Herzog, perhaps unsurprisingly considering his well-documented musings on the omnipresence and omnipotence of death, takes as a given the absence of the three victims and instead immerses himself in the families and friends they left behind. His unambiguously stated opposition to the death penalty is secondary to his interest in how people continue living after such traumatic and violent loss. And, in the course of this investigation, for no other reason I can reckon besides that he's Werner Herzog, he captures on film a group consisting of who must be the most fascinating and strange people in East Texas.

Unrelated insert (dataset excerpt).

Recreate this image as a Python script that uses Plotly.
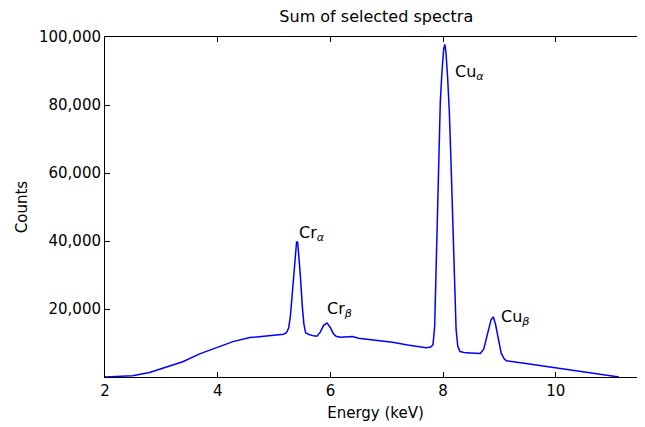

And that minor miracle is what really struck me about this film. Into the Abyss is important and interesting because of what it has to say about law and order (ka-chung!), but even more so, it reminded me of what I love so dearly about Herzog. Because it's not a miracle, actually, that the people associated with this crime and the Texas penal system are fascinating. Actually, what Herzog reminds us, is that all people are fascinating and strange, if you let them be. Herzog doesn't look away and he doesn't go anywhere during his interviews, and so we get the moment where the death row chaplain breaks down after recalling what an encounter with two squirrels and a golf cart taught him about the preciousness of life. We get Michael Perry, the death row inmate, relating an Outward Bound experience where he thought he would be killed by alligators. We get an acquaintance of one of the convicts, in the course of telling his story, reveal how he became literate--a personal detail that has nothing to do with the film's ostensible subject, but that Herzog pounces upon with delight and admiration.
And that's the minor miracle of Herzog. Despite his commitment to not denying the abyss, and despite his articulated philosophy of the futility of existence, his subject is always, as he titles the sixth section of this film, the urgency of life.